Pictures stay out of this copy, which runs from the first line of the material through the line containing "ax2 = fig.add_axes([0.1987, 0.0833, 0.765, 0.3728])".

>>

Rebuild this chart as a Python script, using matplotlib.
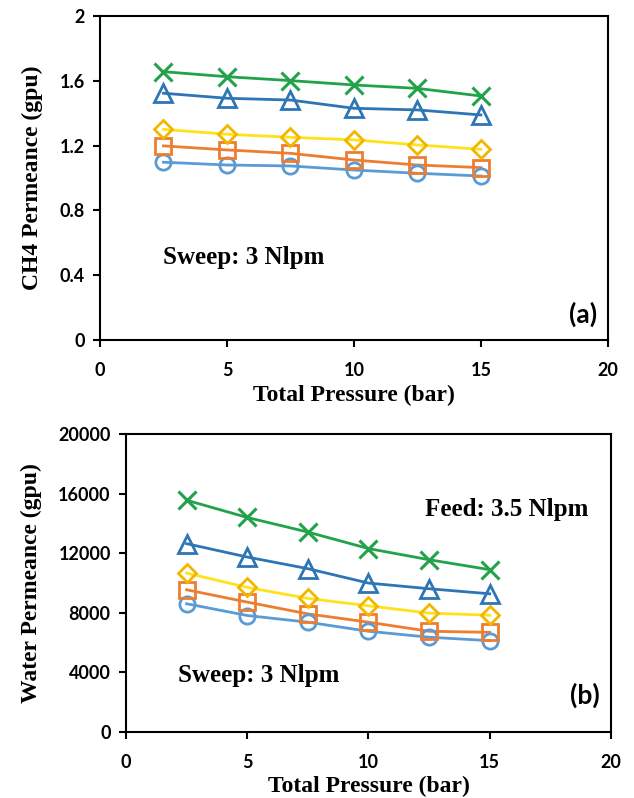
import matplotlib.pyplot as plt

pressure = [2.5, 5, 7.5, 10, 12.5, 15]

# CH4 permeance (gpu), panel (a)
ch4_x = [1.656, 1.625, 1.601, 1.574, 1.553, 1.506]
ch4_tri = [1.523, 1.492, 1.481, 1.430, 1.420, 1.389]
ch4_dia = [1.300, 1.270, 1.251, 1.235, 1.204, 1.177]
ch4_sq = [1.198, 1.173, 1.152, 1.111, 1.080, 1.064]
ch4_circ = [1.097, 1.080, 1.074, 1.049, 1.029, 1.012]

# Water permeance (gpu), panel (b)
h2o_x = [15550, 14390, 13410, 12300, 11550, 10880]
h2o_tri = [12630, 11730, 10950, 9980, 9600, 9260]
h2o_dia = [10650, 9690, 8950, 8450, 7960, 7820]
h2o_sq = [9530, 8700, 7910, 7350, 6740, 6670]
h2o_circ = [8590, 7800, 7350, 6740, 6340, 6110]

# line colour, marker edge colour, marker, size
styles = [
    ('#5b9bd5', '#5b9bd5', 'o', 11),
    ('#ed7d31', '#ed7d31', 's', 11),
    ('#ffe21a', '#f2b600', 'D', 9),
    ('#2e75b6', '#2e75b6', '^', 13),
    ('#22a24a', '#22a24a', 'x', 13),
]

serif = 'Liberation Serif'
sans = 'Lato'

fig = plt.figure(figsize=(6.34, 7.98), dpi=100)
ax1 = fig.add_axes([0.1577, 0.574, 0.801, 0.406])
ax2 = fig.add_axes([0.1987, 0.0833, 0.765, 0.3728])


def draw(ax, series, ymax, yticks, yticklabels, ylabel):
    for ys, (lc, mc, m, ms) in zip(series, styles):
        ax.plot(pressure, ys, color=lc, lw=2, zorder=2)
        ax.plot(pressure, ys, ls='none', marker=m, ms=ms, mfc='none',
                mec=mc, mew=2 if m != 'x' else 2.2, zorder=3)
    ax.set_xlim(0, 20)
    ax.set_ylim(0, ymax)
    ax.set_xticks([0, 5, 10, 15, 20])
    ax.set_yticks(yticks)
    ax.set_yticklabels(yticklabels)
    for s in ax.spines.values():
        s.set_linewidth(1.5)
    ax.tick_params(direction='out', length=5, width=1.5, labelsize=13)
    ax.tick_params(axis='x', pad=11)
    ax.tick_params(axis='y', pad=6)
    for lab in ax.get_xticklabels() + ax.get_yticklabels():
        lab.set_fontfamily(sans)
        lab.set_fontweight('bold')
    ax.set_xlabel('Total Pressure (bar)', fontfamily=serif, fontweight='bold',
                  fontsize=17, labelpad=4)
    ax.set_ylabel(ylabel, fontfamily=serif, fontweight='bold', fontsize=17,
                  labelpad=12)


draw(ax1, [ch4_circ, ch4_sq, ch4_dia, ch4_tri, ch4_x], 2,
     [0, 0.4, 0.8, 1.2, 1.6, 2], ['0', '0.4', '0.8', '1.2', '1.6', '2'],
     'CH4 Permeance (gpu)')
draw(ax2, [h2o_circ, h2o_sq, h2o_dia, h2o_tri, h2o_x], 20000,
     [0, 4000, 8000, 12000, 16000, 20000],
     ['0', '4000', '8000', '12000', '16000', '20000'],
     'Water Permeance (gpu)')

ax1.text(0.124, 0.253, 'Sweep: 3 Nlpm', transform=ax1.transAxes,
         fontfamily=serif, fontweight='bold', fontsize=18, va='center')
ax1.text(0.978, 0.080, '(a)', transform=ax1.transAxes, fontfamily=sans,
         fontweight='bold', fontsize=19, ha='right', va='center')
ax2.text(0.616, 0.745, 'Feed: 3.5 Nlpm', transform=ax2.transAxes,
         fontfamily=serif, fontweight='bold', fontsize=18, va='center')
ax2.text(0.107, 0.19, 'Sweep: 3 Nlpm', transform=ax2.transAxes,
         fontfamily=serif, fontweight='bold', fontsize=18, va='center')
ax2.text(0.977, 0.123, '(b)', transform=ax2.transAxes, fontfamily=sans,
         fontweight='bold', fontsize=19, ha='right', va='center')

plt.savefig('out.png', dpi=100)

<<

* [ANSWER FOR THE TASK]
Rebuild this chart as a Python script, using matplotlib.
import matplotlib.pyplot as plt

pressure = [2.5, 5, 7.5, 10, 12.5, 15]

# CH4 permeance (gpu), panel (a)
ch4_x = [1.656, 1.625, 1.601, 1.574, 1.553, 1.506]
ch4_tri = [1.523, 1.492, 1.481, 1.430, 1.420, 1.389]
ch4_dia = [1.300, 1.270, 1.251, 1.235, 1.204, 1.177]
ch4_sq = [1.198, 1.173, 1.152, 1.111, 1.080, 1.064]
ch4_circ = [1.097, 1.080, 1.074, 1.049, 1.029, 1.012]

# Water permeance (gpu), panel (b)
h2o_x = [15550, 14390, 13410, 12300, 11550, 10880]
h2o_tri = [12630, 11730, 10950, 9980, 9600, 9260]
h2o_dia = [10650, 9690, 8950, 8450, 7960, 7820]
h2o_sq = [9530, 8700, 7910, 7350, 6740, 6670]
h2o_circ = [8590, 7800, 7350, 6740, 6340, 6110]

# line colour, marker edge colour, marker, size
styles = [
    ('#5b9bd5', '#5b9bd5', 'o', 11),
    ('#ed7d31', '#ed7d31', 's', 11),
    ('#ffe21a', '#f2b600', 'D', 9),
    ('#2e75b6', '#2e75b6', '^', 13),
    ('#22a24a', '#22a24a', 'x', 13),
]

serif = 'Liberation Serif'
sans = 'Lato'

fig = plt.figure(figsize=(6.34, 7.98), dpi=100)
ax1 = fig.add_axes([0.1577, 0.574, 0.801, 0.406])
ax2 = fig.add_axes([0.1987, 0.0833, 0.765, 0.3728])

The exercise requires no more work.